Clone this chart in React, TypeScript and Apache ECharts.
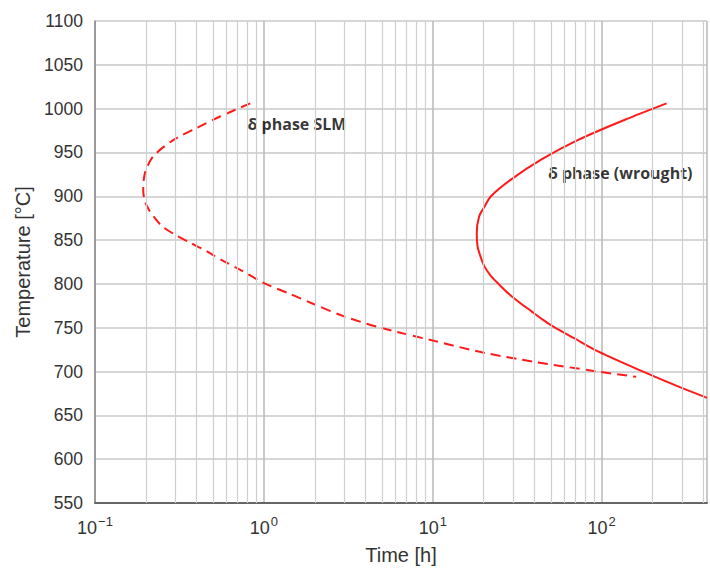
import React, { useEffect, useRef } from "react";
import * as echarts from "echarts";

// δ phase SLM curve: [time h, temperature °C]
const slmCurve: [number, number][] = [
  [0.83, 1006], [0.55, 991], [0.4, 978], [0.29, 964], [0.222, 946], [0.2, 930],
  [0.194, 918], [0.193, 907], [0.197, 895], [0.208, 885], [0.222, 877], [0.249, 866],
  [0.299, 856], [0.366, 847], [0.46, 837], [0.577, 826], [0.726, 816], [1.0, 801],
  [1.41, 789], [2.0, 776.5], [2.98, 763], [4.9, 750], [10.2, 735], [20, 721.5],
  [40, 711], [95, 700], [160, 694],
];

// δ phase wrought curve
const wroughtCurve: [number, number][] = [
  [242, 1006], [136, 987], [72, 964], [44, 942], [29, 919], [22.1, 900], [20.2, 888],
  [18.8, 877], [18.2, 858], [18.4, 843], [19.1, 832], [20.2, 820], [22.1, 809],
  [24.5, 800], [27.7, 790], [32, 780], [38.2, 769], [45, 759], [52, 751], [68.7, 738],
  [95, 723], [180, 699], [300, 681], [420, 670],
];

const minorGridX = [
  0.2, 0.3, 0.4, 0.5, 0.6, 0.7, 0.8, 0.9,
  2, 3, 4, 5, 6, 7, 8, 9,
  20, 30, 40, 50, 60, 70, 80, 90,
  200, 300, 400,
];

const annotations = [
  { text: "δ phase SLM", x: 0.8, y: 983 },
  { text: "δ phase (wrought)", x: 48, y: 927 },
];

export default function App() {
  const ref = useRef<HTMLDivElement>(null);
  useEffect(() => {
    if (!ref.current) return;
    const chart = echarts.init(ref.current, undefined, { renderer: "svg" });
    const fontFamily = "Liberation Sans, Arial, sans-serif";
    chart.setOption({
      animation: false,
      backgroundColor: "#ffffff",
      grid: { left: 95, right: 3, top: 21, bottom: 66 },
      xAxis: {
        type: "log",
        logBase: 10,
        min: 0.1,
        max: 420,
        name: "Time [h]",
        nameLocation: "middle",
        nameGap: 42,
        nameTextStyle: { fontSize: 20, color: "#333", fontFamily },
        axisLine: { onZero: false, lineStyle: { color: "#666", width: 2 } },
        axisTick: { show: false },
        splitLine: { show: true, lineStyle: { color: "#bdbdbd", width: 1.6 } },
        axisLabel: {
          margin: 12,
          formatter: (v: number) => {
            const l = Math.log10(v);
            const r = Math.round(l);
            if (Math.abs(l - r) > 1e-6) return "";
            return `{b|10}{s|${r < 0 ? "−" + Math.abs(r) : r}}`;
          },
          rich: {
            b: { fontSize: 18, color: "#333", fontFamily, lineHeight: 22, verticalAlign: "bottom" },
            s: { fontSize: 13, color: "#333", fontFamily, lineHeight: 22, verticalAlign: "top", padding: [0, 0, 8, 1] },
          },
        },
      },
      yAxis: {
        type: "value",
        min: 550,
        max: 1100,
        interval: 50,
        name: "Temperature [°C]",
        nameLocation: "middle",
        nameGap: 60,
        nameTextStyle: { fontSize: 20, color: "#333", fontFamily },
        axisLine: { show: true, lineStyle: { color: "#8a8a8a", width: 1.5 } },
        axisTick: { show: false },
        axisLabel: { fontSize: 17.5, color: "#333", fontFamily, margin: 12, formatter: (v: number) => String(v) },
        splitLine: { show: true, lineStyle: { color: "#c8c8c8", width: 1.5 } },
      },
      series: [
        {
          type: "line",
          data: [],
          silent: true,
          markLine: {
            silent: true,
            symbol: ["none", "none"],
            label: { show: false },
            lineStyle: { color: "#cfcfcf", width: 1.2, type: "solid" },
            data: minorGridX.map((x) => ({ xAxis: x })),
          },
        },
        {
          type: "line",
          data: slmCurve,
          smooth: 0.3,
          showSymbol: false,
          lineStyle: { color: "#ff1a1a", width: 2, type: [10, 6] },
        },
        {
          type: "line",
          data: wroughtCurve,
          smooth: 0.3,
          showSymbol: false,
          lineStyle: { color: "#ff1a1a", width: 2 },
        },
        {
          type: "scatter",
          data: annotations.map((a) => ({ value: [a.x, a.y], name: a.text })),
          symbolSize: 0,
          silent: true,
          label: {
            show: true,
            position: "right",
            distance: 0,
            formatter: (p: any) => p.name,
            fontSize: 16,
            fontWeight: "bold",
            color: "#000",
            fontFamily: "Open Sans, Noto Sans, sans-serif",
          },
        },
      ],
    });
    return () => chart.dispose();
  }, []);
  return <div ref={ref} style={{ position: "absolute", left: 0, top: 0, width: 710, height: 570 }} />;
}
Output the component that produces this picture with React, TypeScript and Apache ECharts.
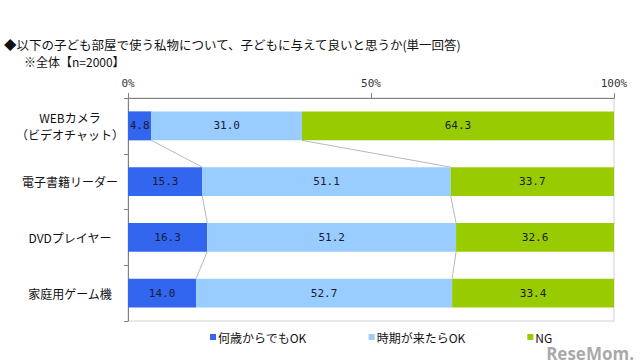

────────────────

▸ **EXERCISE AIM**
Set the listing down in full and exactly. Pictures within it should not appear in the copy.

▸ **FULL SOLUTION**
Clone this chart in React, TypeScript and Apache ECharts.
import React, { useEffect, useRef } from "react";
import * as echarts from "echarts";

// δ phase SLM curve: [time h, temperature °C]
const slmCurve: [number, number][] = [
  [0.83, 1006], [0.55, 991], [0.4, 978], [0.29, 964], [0.222, 946], [0.2, 930],
  [0.194, 918], [0.193, 907], [0.197, 895], [0.208, 885], [0.222, 877], [0.249, 866],
  [0.299, 856], [0.366, 847], [0.46, 837], [0.577, 826], [0.726, 816], [1.0, 801],
  [1.41, 789], [2.0, 776.5], [2.98, 763], [4.9, 750], [10.2, 735], [20, 721.5],
  [40, 711], [95, 700], [160, 694],
];

// δ phase wrought curve
const wroughtCurve: [number, number][] = [
  [242, 1006], [136, 987], [72, 964], [44, 942], [29, 919], [22.1, 900], [20.2, 888],
  [18.8, 877], [18.2, 858], [18.4, 843], [19.1, 832], [20.2, 820], [22.1, 809],
  [24.5, 800], [27.7, 790], [32, 780], [38.2, 769], [45, 759], [52, 751], [68.7, 738],
  [95, 723], [180, 699], [300, 681], [420, 670],
];

const minorGridX = [
  0.2, 0.3, 0.4, 0.5, 0.6, 0.7, 0.8, 0.9,
  2, 3, 4, 5, 6, 7, 8, 9,
  20, 30, 40, 50, 60, 70, 80, 90,
  200, 300, 400,
];

const annotations = [
  { text: "δ phase SLM", x: 0.8, y: 983 },
  { text: "δ phase (wrought)", x: 48, y: 927 },
];

export default function App() {
  const ref = useRef<HTMLDivElement>(null);
  useEffect(() => {
    if (!ref.current) return;
    const chart = echarts.init(ref.current, undefined, { renderer: "svg" });
    const fontFamily = "Liberation Sans, Arial, sans-serif";
    chart.setOption({
      animation: false,
      backgroundColor: "#ffffff",
      grid: { left: 95, right: 3, top: 21, bottom: 66 },
      xAxis: {
        type: "log",
        logBase: 10,
        min: 0.1,
        max: 420,
        name: "Time [h]",
        nameLocation: "middle",
        nameGap: 42,
        nameTextStyle: { fontSize: 20, color: "#333", fontFamily },
        axisLine: { onZero: false, lineStyle: { color: "#666", width: 2 } },
        axisTick: { show: false },
        splitLine: { show: true, lineStyle: { color: "#bdbdbd", width: 1.6 } },
        axisLabel: {
          margin: 12,
          formatter: (v: number) => {
            const l = Math.log10(v);
            const r = Math.round(l);
            if (Math.abs(l - r) > 1e-6) return "";
            return `{b|10}{s|${r < 0 ? "−" + Math.abs(r) : r}}`;
          },
          rich: {
            b: { fontSize: 18, color: "#333", fontFamily, lineHeight: 22, verticalAlign: "bottom" },
            s: { fontSize: 13, color: "#333", fontFamily, lineHeight: 22, verticalAlign: "top", padding: [0, 0, 8, 1] },
          },
        },
      },
      yAxis: {
        type: "value",
        min: 550,
        max: 1100,
        interval: 50,
        name: "Temperature [°C]",
        nameLocation: "middle",
        nameGap: 60,
        nameTextStyle: { fontSize: 20, color: "#333", fontFamily },
        axisLine: { show: true, lineStyle: { color: "#8a8a8a", width: 1.5 } },
        axisTick: { show: false },
        axisLabel: { fontSize: 17.5, color: "#333", fontFamily, margin: 12, formatter: (v: number) => String(v) },
        splitLine: { show: true, lineStyle: { color: "#c8c8c8", width: 1.5 } },
      },
      series: [
        {
          type: "line",
          data: [],
          silent: true,
          markLine: {
            silent: true,
            symbol: ["none", "none"],
            label: { show: false },
            lineStyle: { color: "#cfcfcf", width: 1.2, type: "solid" },
            data: minorGridX.map((x) => ({ xAxis: x })),
          },
        },
        {
          type: "line",
          data: slmCurve,
          smooth: 0.3,
          showSymbol: false,
          lineStyle: { color: "#ff1a1a", width: 2, type: [10, 6] },
        },
        {
          type: "line",
          data: wroughtCurve,
          smooth: 0.3,
          showSymbol: false,
          lineStyle: { color: "#ff1a1a", width: 2 },
        },
        {
          type: "scatter",
          data: annotations.map((a) => ({ value: [a.x, a.y], name: a.text })),
          symbolSize: 0,
          silent: true,
          label: {
            show: true,
            position: "right",
            distance: 0,
            formatter: (p: any) => p.name,
            fontSize: 16,
            fontWeight: "bold",
            color: "#000",
            fontFamily: "Open Sans, Noto Sans, sans-serif",
          },
        },
      ],
    });
    return () => chart.dispose();
  }, []);
  return <div ref={ref} style={{ position: "absolute", left: 0, top: 0, width: 710, height: 570 }} />;
}
Output the component that produces this picture with React, TypeScript and Apache ECharts.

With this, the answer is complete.